§ Aim
Up to and including the line with "const groupN = [19, 19];", write out the listing from its first line, minus the pictures.

§ Supplied information
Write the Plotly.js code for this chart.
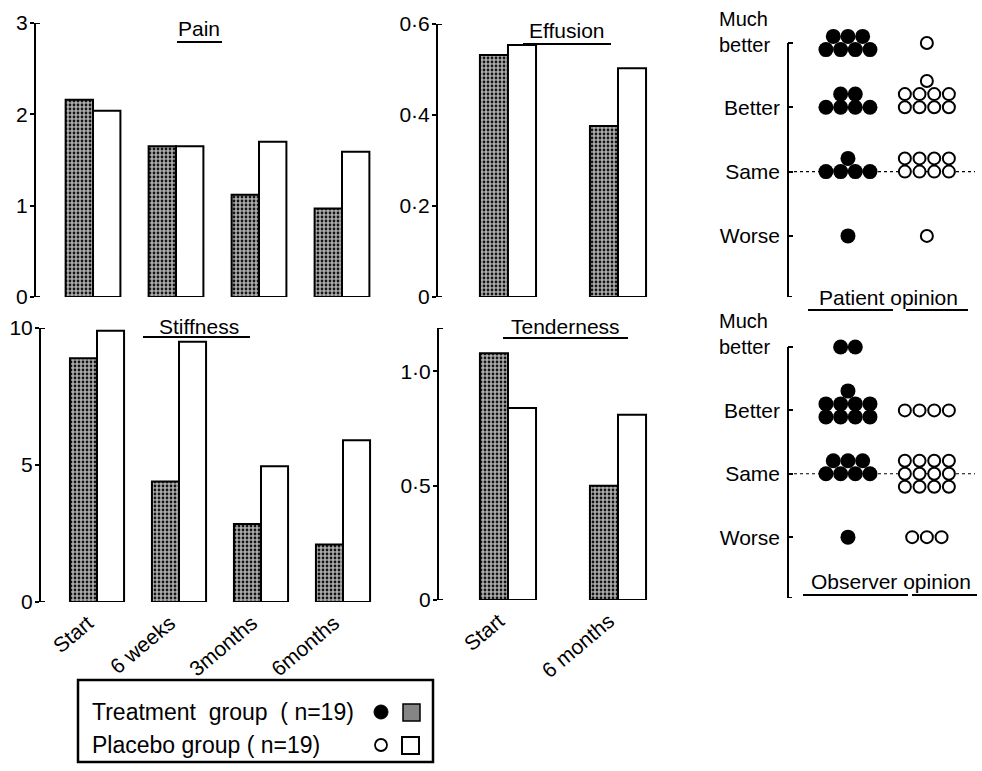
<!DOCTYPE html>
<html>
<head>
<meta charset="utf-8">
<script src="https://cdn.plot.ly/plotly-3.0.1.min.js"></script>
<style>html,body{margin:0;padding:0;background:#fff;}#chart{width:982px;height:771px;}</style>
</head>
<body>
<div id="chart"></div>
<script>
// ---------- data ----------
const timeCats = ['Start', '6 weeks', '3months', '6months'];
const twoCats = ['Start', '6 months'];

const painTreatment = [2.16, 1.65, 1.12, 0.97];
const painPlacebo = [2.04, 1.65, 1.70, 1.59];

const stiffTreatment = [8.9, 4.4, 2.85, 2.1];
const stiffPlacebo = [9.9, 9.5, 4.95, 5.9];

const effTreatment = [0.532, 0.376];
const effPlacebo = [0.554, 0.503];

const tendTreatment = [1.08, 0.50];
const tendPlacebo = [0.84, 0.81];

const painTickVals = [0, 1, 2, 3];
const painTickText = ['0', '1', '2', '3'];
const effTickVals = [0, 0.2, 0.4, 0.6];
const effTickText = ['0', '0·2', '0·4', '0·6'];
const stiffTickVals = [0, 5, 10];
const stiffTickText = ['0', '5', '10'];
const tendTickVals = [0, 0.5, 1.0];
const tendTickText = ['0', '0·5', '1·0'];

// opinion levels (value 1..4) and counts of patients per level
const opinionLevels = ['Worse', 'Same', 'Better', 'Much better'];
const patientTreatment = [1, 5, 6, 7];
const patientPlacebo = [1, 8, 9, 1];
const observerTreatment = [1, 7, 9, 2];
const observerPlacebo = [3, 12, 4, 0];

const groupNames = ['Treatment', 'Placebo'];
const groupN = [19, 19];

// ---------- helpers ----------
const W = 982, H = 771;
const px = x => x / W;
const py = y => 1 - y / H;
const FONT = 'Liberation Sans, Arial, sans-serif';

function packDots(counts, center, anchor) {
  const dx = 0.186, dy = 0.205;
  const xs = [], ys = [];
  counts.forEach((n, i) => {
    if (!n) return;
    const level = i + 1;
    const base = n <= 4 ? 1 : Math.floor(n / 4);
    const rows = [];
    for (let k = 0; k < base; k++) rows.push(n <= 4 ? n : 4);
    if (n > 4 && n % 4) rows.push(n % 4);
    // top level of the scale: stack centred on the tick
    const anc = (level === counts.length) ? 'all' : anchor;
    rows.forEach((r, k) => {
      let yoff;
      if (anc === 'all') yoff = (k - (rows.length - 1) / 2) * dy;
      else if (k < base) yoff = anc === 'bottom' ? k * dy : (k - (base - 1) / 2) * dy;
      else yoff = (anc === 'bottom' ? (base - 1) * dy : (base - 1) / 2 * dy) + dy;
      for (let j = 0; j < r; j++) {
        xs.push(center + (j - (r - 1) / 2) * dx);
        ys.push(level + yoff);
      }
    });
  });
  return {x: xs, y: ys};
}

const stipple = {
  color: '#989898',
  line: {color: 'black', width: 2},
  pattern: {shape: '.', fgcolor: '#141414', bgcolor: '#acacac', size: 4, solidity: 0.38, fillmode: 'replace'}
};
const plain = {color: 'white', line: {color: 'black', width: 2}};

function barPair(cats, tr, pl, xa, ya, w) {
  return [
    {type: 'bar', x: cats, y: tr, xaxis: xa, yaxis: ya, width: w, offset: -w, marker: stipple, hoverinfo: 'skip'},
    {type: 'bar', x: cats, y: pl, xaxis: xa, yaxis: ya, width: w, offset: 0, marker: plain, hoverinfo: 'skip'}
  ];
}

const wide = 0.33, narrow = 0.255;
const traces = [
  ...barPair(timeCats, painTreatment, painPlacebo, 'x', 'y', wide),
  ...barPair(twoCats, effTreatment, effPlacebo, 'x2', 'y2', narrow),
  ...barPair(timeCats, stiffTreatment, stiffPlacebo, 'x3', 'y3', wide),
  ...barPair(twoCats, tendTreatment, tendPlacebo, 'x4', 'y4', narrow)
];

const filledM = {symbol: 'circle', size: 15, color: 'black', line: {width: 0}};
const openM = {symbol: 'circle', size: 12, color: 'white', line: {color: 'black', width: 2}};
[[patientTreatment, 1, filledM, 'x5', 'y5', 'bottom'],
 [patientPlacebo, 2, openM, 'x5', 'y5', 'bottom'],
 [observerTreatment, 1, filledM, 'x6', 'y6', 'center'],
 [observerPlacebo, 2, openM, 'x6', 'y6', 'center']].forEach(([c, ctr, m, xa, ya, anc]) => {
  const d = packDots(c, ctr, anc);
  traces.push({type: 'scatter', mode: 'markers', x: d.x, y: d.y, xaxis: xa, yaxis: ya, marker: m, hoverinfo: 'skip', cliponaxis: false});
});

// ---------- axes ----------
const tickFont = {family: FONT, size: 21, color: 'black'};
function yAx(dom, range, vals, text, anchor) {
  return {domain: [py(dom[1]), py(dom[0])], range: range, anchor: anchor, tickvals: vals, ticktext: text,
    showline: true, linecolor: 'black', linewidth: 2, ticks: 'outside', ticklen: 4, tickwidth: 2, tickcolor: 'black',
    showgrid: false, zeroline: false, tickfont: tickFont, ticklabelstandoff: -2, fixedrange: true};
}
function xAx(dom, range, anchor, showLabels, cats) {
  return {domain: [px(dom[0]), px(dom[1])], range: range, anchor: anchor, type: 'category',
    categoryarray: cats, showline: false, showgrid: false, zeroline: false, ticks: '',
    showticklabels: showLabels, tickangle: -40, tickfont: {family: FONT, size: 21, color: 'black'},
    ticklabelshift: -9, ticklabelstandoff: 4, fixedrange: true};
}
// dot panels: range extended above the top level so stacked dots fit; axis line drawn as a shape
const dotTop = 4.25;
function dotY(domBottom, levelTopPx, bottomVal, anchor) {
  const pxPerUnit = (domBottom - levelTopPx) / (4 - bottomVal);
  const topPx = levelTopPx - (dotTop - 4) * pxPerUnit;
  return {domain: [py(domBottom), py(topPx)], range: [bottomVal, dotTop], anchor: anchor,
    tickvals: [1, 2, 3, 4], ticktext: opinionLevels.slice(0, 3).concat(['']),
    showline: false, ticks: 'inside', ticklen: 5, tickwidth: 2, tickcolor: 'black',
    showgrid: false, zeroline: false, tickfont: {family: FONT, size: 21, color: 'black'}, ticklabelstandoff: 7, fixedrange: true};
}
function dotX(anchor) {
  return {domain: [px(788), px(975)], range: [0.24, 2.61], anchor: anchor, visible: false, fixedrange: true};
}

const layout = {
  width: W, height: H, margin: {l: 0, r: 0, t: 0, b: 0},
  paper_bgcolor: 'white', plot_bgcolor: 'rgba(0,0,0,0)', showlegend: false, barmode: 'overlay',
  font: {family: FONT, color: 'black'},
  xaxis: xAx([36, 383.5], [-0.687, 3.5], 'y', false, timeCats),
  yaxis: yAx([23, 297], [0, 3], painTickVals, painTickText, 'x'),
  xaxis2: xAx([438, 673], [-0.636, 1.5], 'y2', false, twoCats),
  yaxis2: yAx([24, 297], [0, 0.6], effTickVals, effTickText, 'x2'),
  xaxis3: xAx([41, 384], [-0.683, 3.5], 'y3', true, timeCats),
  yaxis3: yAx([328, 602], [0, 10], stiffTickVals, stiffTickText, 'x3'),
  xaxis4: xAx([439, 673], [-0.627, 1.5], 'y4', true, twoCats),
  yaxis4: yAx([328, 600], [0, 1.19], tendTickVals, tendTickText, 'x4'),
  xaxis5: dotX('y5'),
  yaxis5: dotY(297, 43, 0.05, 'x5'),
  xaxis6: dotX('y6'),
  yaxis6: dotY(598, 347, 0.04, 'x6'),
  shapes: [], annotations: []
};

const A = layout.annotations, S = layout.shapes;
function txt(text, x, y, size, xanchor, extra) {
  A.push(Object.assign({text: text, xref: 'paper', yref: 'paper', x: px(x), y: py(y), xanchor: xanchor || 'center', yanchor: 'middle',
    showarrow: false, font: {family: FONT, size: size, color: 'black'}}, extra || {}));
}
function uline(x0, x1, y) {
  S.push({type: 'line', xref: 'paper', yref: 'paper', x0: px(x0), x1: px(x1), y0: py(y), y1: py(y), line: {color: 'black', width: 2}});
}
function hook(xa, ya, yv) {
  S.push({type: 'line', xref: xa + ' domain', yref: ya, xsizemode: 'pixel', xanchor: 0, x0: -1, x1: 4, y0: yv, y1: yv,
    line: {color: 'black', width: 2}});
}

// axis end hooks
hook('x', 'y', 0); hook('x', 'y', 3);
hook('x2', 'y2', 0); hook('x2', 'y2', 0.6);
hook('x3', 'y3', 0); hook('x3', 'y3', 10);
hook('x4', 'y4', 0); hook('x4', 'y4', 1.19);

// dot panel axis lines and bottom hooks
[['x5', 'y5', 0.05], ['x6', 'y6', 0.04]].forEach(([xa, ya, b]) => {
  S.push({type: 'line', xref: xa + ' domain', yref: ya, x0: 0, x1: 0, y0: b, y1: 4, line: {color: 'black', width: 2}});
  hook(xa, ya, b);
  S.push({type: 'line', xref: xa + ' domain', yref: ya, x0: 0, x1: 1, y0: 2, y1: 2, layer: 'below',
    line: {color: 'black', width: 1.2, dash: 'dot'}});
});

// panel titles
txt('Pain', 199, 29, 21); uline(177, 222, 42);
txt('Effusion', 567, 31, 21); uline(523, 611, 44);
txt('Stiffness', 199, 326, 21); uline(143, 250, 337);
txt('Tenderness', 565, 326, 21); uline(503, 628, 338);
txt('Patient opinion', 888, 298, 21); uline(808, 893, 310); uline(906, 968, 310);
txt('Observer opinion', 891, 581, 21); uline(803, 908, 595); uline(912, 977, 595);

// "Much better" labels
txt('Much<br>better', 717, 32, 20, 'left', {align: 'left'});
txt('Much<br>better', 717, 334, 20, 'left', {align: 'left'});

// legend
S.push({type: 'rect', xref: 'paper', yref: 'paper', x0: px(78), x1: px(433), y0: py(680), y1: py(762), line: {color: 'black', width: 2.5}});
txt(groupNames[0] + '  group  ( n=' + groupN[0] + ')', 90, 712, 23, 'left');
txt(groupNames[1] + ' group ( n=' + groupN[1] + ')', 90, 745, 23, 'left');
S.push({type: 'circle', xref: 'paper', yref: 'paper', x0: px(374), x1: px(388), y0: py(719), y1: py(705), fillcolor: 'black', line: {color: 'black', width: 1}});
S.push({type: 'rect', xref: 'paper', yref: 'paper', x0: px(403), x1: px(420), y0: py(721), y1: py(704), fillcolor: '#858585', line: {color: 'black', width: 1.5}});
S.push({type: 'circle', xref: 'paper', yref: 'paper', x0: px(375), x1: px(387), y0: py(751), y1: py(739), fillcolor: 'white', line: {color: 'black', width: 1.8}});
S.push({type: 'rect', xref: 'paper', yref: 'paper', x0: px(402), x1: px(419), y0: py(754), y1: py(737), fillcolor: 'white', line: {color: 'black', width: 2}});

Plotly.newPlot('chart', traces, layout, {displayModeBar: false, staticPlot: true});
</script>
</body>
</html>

§ Expected answer
Write the Plotly.js code for this chart.
<!DOCTYPE html>
<html>
<head>
<meta charset="utf-8">
<script src="https://cdn.plot.ly/plotly-3.0.1.min.js"></script>
<style>html,body{margin:0;padding:0;background:#fff;}#chart{width:982px;height:771px;}</style>
</head>
<body>
<div id="chart"></div>
<script>
// ---------- data ----------
const timeCats = ['Start', '6 weeks', '3months', '6months'];
const twoCats = ['Start', '6 months'];

const painTreatment = [2.16, 1.65, 1.12, 0.97];
const painPlacebo = [2.04, 1.65, 1.70, 1.59];

const stiffTreatment = [8.9, 4.4, 2.85, 2.1];
const stiffPlacebo = [9.9, 9.5, 4.95, 5.9];

const effTreatment = [0.532, 0.376];
const effPlacebo = [0.554, 0.503];

const tendTreatment = [1.08, 0.50];
const tendPlacebo = [0.84, 0.81];

const painTickVals = [0, 1, 2, 3];
const painTickText = ['0', '1', '2', '3'];
const effTickVals = [0, 0.2, 0.4, 0.6];
const effTickText = ['0', '0·2', '0·4', '0·6'];
const stiffTickVals = [0, 5, 10];
const stiffTickText = ['0', '5', '10'];
const tendTickVals = [0, 0.5, 1.0];
const tendTickText = ['0', '0·5', '1·0'];

// opinion levels (value 1..4) and counts of patients per level
const opinionLevels = ['Worse', 'Same', 'Better', 'Much better'];
const patientTreatment = [1, 5, 6, 7];
const patientPlacebo = [1, 8, 9, 1];
const observerTreatment = [1, 7, 9, 2];
const observerPlacebo = [3, 12, 4, 0];

const groupNames = ['Treatment', 'Placebo'];
const groupN = [19, 19];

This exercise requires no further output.